Allah'ın güzel adlarından biri
de ‘Şehid'dir. O, her şeye ve her şeyin üzerine şâhiddir.[5]
Allah'ın varlığı ve O'na ait yaratma, var etme, Rablik, kudret ve bunların
eserleri bütün evrende, her yerde varken, bu şehâdeti inkâr etmek zâlimliktir.[6]

Şehâdetin tarihî süreç
içerisinde üç zamanını görmek mümkündür: Allah'ın, insanların benliklerini kendi
gerçeğine şâhid tuttuğunu Kur'an haber vermektedir. Bu ‘elest bezmi' diye
bilinen sözleşmedir/misaktır.
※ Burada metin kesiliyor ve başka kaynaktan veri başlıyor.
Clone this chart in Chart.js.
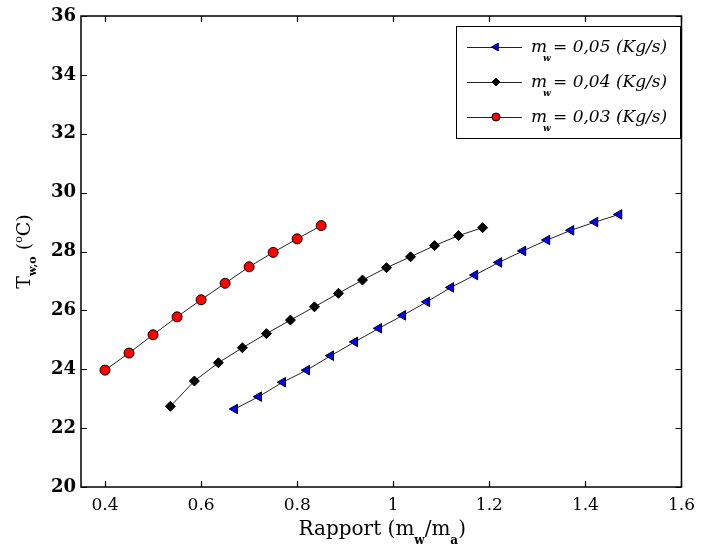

Bütün insanlar fıtratlarıyla Allah'a ve O'nunla
ilgili gerçeklere ‘şehâdet' etmişlerdir ve etmektedirler. ‘Ben sizin Rabbiniz
değil miyim?' sorusuna ‘evet Rabbimizsin, buna şehâdet ederiz' demişlerdir.[7]
Bu şâhidlik sebebiyle insan öldükten sonra, benim bundan haberim yoktu
diyemeyecektir.
İnsan dünyaya geldikten sonra,
dünya hayatının câzipliğine kapılarak bu şehâdeti unutabilir. Ahirette ona ‘sana
bir uyarıcı peygamber gelmedi mi?' sorusu sorulduğu zaman ‘nefislerimize karşı
şehâdet' ederiz' derler.[8]
Bu itiraf, hem varlık dünyasının Allah'a ait olduğunu kabul etmektir, hem de
varlığın sahibi Allah'ın insana elçiler gönderdiğini ilan etmektir. Böylece
insanlar dünya hayatında da bu şehâdeti sürdürmeye davet ediliyorlar. Bu
şehâdeti yerine getiren mü'minleri Kur'an şöyle anlatıyor:
"Rasûl'e indirilen Kur'an'ı
dinledikleri zaman, tanıdıkları gerçekten dolayı gözlerinin yaşla dolup
taştığını görürsün. Derler ki: Rabbimiz, inandık, bizi şâhidler (olarak) yaz!"
(Mâide: 5/83)
Allah (c.c.) kendi varlığına
bizzat kendisi şehâdet ediyor. Aynı şehâdeti melekler ve ilim sahibi kimseler de
yaparlar.[9]
Allah (c.c.) bu tanıklığı, kendisinin dışında herhangi bir ilâh olmadığı
gerçeğini vurgulayarak yapmaktadır. Melekler, bu gerçegi itiraf ederler. İlimden
nasibi olan bazı âlimler de elde ettikleri bilgilerle bunu kabul ederler. Çünkü
onların elde ettiği bilgiler zâten Allah'ın Rabliğinin şâhitleridir.

[10]

 



[1]
Hadîd: 57/1; Haşr: 59/1; İsrâ: 17/44.



[2]
Yâsin: 36/65; Fussilet: 41/20.



[3]
Âl-i İmrân: 3/53; Mâide: 5/83.



[4]
Meâric: 70/33.



[5]
Âl-i İmrân: 3/98; Mâide: 5/117; Yûnus: 10/47.



[6]
Bakara: 2/140.



[7]
A'râf: 7/172.



[8]
En'âm: 6/140.



[9]
Âl-i İmrân: 3/18.



[10]
Hüseyin K. Ece, İslam'ın Temel Kavramları, Beyan Yayınları: 611-612.